Riconquistato il controllo della Duma, cosa dobbiamo aspettarci dalla politica interna ed estera dello “zar”?
La politica estera è totalmente in mano al presidente. Nella “nuova” Duma cambierà ben poco, tutto quello che dovrà fare è aspettare di capire come il Cremlino intenderà gestire il cammino verso le elezioni presidenziali del 2024. Se preparare il terreno a un ennesimo mandato di Putin, oppure a un erede: dovranno semplicemente votare quello che gli verrà detto di votare. Il vero punto di domanda che esce dalle elezioni è il successo dei comunisti, che hanno guadagnato posizioni. Finora hanno fatto parte dell’opposizione “ubbidiente” che ogni tanto alza la voce per poi seguire le direttive del Cremlino. Sarà interessante vedere se intendono trasformarsi in opposizione vera, magari raccogliendo il testimone da Navalnyj e i suoi. Il 20% è una percentuale che fa gola.
In questa legislatura Vladimir Putin festeggerà il quarto di secolo al potere, quali sono i progetti per il futuro del presidente?

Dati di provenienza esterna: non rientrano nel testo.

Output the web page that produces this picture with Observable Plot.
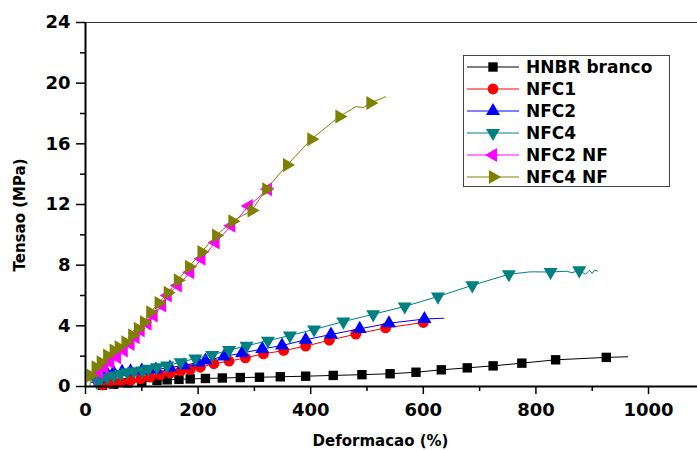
<!DOCTYPE html>
<html><head><meta charset="utf-8">
<script src="https://cdn.jsdelivr.net/npm/d3@7"></script>
<script src="https://cdn.jsdelivr.net/npm/@observablehq/plot@0.6"></script>
<style>body{margin:0;background:#fff} #chart{width:697px;height:450px}</style>
</head><body><div id="chart"></div>
<script>
// ---- data ----
const seriesNames = ["HNBR branco", "NFC1", "NFC2", "NFC4", "NFC2 NF", "NFC4 NF"];

const hnbrX = [15, 30, 50, 75, 100, 127, 145, 166, 186, 213, 243, 275, 309, 346, 391, 440, 491, 541, 587, 632, 678, 724, 775, 835, 925, 963];
const hnbrY = [0, 0.08, 0.15, 0.24, 0.32, 0.40, 0.44, 0.47, 0.50, 0.53, 0.56, 0.59, 0.61, 0.64, 0.68, 0.73, 0.78, 0.84, 0.94, 1.10, 1.23, 1.36, 1.54, 1.76, 1.92, 1.96];
const hnbrM = [0, 1, 1, 1, 1, 1, 1, 1, 1, 1, 1, 1, 1, 1, 1, 1, 1, 1, 1, 1, 1, 1, 1, 1, 1, 0];

const nfc1X = [15, 30, 45, 62, 80, 98, 115, 133, 151, 169, 186, 204, 228, 255, 284, 316, 352, 391, 433, 480, 533, 600, 612];
const nfc1Y = [0, 0.1, 0.2, 0.3, 0.4, 0.5, 0.62, 0.77, 0.9, 1.02, 1.12, 1.27, 1.5, 1.67, 1.89, 2.15, 2.37, 2.66, 3.05, 3.45, 3.86, 4.22, 4.3];
const nfc1M = [0, 1, 1, 1, 1, 1, 1, 1, 1, 1, 1, 1, 1, 1, 1, 1, 1, 1, 1, 1, 1, 1, 0];

const nfc2X = [15, 22, 30, 38, 50, 65, 80, 100, 125, 150, 175, 200, 213, 246, 278, 314, 349, 391, 436, 487, 539, 602, 636];
const nfc2Y = [0, 0.5, 0.75, 0.88, 0.92, 0.96, 1.0, 1.05, 1.12, 1.25, 1.4, 1.58, 1.71, 1.98, 2.2, 2.48, 2.7, 3.08, 3.43, 3.80, 4.17, 4.45, 4.5];
const nfc2M = [0, 1, 1, 1, 1, 1, 1, 1, 1, 1, 1, 1, 1, 1, 1, 1, 1, 1, 1, 1, 1, 1, 0];

const nfc4X = [15, 20, 27, 38.5, 50, 62, 74, 86, 101, 112, 127, 145, 169, 195, 225, 255, 286, 324, 363, 406, 458, 511, 567, 626, 687, 752, 790, 826, 855, 864, 877, 888, 895, 900, 904, 909];
const nfc4Y = [0, 0.3, 0.51, 0.61, 0.72, 0.84, 0.94, 1.01, 1.05, 1.16, 1.27, 1.38, 1.6, 1.85, 2.08, 2.4, 2.68, 3.02, 3.36, 3.76, 4.28, 4.76, 5.28, 5.93, 6.67, 7.4, 7.56, 7.55, 7.6, 7.5, 7.66, 7.4, 7.66, 7.45, 7.66, 7.62];
const nfc4M = [0, 1, 1, 1, 1, 1, 1, 1, 1, 1, 1, 1, 1, 1, 1, 1, 1, 1, 1, 1, 1, 1, 1, 1, 1, 1, 0, 1, 0, 0, 1, 0, 0, 0, 0, 0];

const nfc2nfX = [14, 18, 24, 33, 44, 56, 68, 80, 89, 98, 110, 121, 136, 146, 164, 186, 206, 231, 259, 290, 324, 334];
const nfc2nfY = [0, 0.4, 0.94, 1.27, 1.6, 1.93, 2.37, 2.81, 3.25, 3.69, 4.13, 4.68, 5.34, 6.0, 6.66, 7.53, 8.42, 9.5, 10.6, 11.9, 13.0, 13.1];
const nfc2nfM = [0, 0, 1, 1, 1, 1, 1, 1, 1, 1, 1, 1, 1, 1, 1, 1, 1, 1, 1, 1, 1, 0];

const nfc4nfX = [8, 9, 18, 27, 38.5, 50, 59, 71, 83, 93, 104, 115, 130, 146, 164, 184, 206, 232, 261, 295, 321, 358, 401, 451, 480, 494, 506, 533];
const nfc4nfY = [0, 0.72, 1.27, 1.6, 2.04, 2.37, 2.59, 2.92, 3.36, 3.8, 4.24, 4.9, 5.5, 6.18, 7.0, 7.9, 8.87, 9.95, 10.9, 11.6, 13.0, 14.6, 16.3, 17.8, 18.45, 18.4, 18.7, 19.1];
const nfc4nfM = [0, 1, 1, 1, 1, 1, 1, 1, 1, 1, 1, 1, 1, 1, 1, 1, 1, 1, 1, 1, 1, 1, 1, 1, 0, 0, 1, 0];

const xMajorTicks = [0, 200, 400, 600, 800, 1000];
const xMinorTicks = [100, 300, 500, 700, 900];
const yMajorTicks = [0, 4, 8, 12, 16, 20, 24];
const yMinorTicks = [2, 6, 10, 14, 18, 22];

// ---- styles ----
const colors = ["#000000", "#ff0000", "#0000ff", "#008080", "#ff00ff", "#808000"];
const symbols = ["square", "circle", "triangle", "triangle", "triangle", "triangle"];
const rotations = [0, 0, 0, 180, -90, 90];
const radii = [5.3, 5.4, 5.2, 5.2, 5.2, 5.2];

const xs = [hnbrX, nfc1X, nfc2X, nfc4X, nfc2nfX, nfc4nfX];
const ys = [hnbrY, nfc1Y, nfc2Y, nfc4Y, nfc2nfY, nfc4nfY];
const ms = [hnbrM, nfc1M, nfc2M, nfc4M, nfc2nfM, nfc4nfM];

const rows = [];
seriesNames.forEach((name, k) => xs[k].forEach((x, i) => rows.push({series: name, k, x, y: ys[k][i], m: ms[k][i]})));

const FONT = "DejaVu Sans, Liberation Sans, Arial, sans-serif";

const marks = [
  Plot.ruleY([24], {stroke: "#333", strokeWidth: 1}),
  Plot.axisX({ticks: xMajorTicks, tickSize: 8, tickPadding: 9, fontSize: 18, fontWeight: "bold", strokeWidth: 1.5, tickFormat: d => String(d), label: null}),
  Plot.axisX({ticks: xMinorTicks, tickSize: 5, tickFormat: () => "", strokeWidth: 1.5, label: null}),
  Plot.axisY({ticks: yMajorTicks, tickSize: 9, tickPadding: 6, fontSize: 18, fontWeight: "bold", strokeWidth: 1.5, tickFormat: d => String(d), label: null}),
  Plot.axisY({ticks: yMinorTicks, tickSize: 5, tickFormat: () => "", strokeWidth: 1.5, label: null})
];
seriesNames.forEach((name, k) => {
  const d = rows.filter(r => r.k === k);
  marks.push(Plot.line(d, {x: "x", y: "y", stroke: colors[k], strokeWidth: 1}));
  marks.push(Plot.dot(d.filter(r => r.m), {x: "x", y: "y", symbol: symbols[k], r: radii[k], fill: colors[k], stroke: "none", rotate: rotations[k]}));
});
marks.push(Plot.ruleX([0], {stroke: "#000", strokeWidth: 2}));
marks.push(Plot.ruleY([0], {stroke: "#000", strokeWidth: 2}));

const svgEl = Plot.plot({
  width: 697, height: 450,
  marginLeft: 85, marginRight: 0, marginTop: 22, marginBottom: 64,
  x: {domain: [0, 1087]},
  y: {domain: [0, 24]},
  style: {fontFamily: FONT, background: "white", color: "#000"},
  marks
});
document.getElementById("chart").appendChild(svgEl);

// ---- titles and legend ----
const svg = d3.select(svgEl);
svg.append("text").attr("x", 380.5).attr("y", 446).attr("text-anchor", "middle")
  .attr("font-family", FONT).attr("font-weight", "bold").attr("font-size", 15).text("Deformacao (%)");
svg.append("text").attr("transform", "translate(25,215) rotate(-90)").attr("text-anchor", "middle")
  .attr("font-family", FONT).attr("font-weight", "bold").attr("font-size", 15).text("Tensao (MPa)");

const lg = svg.append("g");
lg.append("rect").attr("x", 463.5).attr("y", 55.5).attr("width", 206).attr("height", 131)
  .attr("fill", "white").attr("stroke", "#444").attr("stroke-width", 1);
const legendRowY = [67, 89, 111, 133, 155, 177];
const d3sym = {square: d3.symbolSquare, circle: d3.symbolCircle, triangle: d3.symbolTriangle};
seriesNames.forEach((name, k) => {
  const y = legendRowY[k];
  lg.append("line").attr("x1", 467).attr("x2", 519).attr("y1", y).attr("y2", y).attr("stroke", colors[k]).attr("stroke-width", 1);
  lg.append("path").attr("d", d3.symbol(d3sym[symbols[k]], radii[k] * radii[k] * Math.PI)())
    .attr("transform", `translate(493,${y}) rotate(${rotations[k]})`).attr("fill", colors[k]);
  lg.append("text").attr("x", 526).attr("y", y).attr("dy", "0.36em").attr("text-anchor", "start")
    .attr("font-family", FONT).attr("font-weight", "bold").attr("font-size", 17).text(name);
});
</script>
</body></html>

Purtroppo, l’unico progetto che sembra interessare a Putin è la propria sopravvivenza. Con le elezioni ha mostrato anche all’élite che lo circonda e lo tiene in piedi – in un rapporto reciproco che fornisce benefici a entrambi – che si può andare ancora avanti così. Non ci sono progetti per cambiare il paese, migliorarlo dal punto di vista politico ed economico. Le condizioni della gente sono del tutto indifferenti, l’unica cosa che conta è la stabilità del regime. Penso sia la sconfitta più grande di Putin: vent’anni fa c’erano le possibilità per davvero la Russia in un paese sviluppato e democratico. I russi lo avrebbero seguito. Ora dovrebbe lasciare il testimone a qualcun altro, cosa che certamente Putin cercherà di procrastinare al più tardi possibile.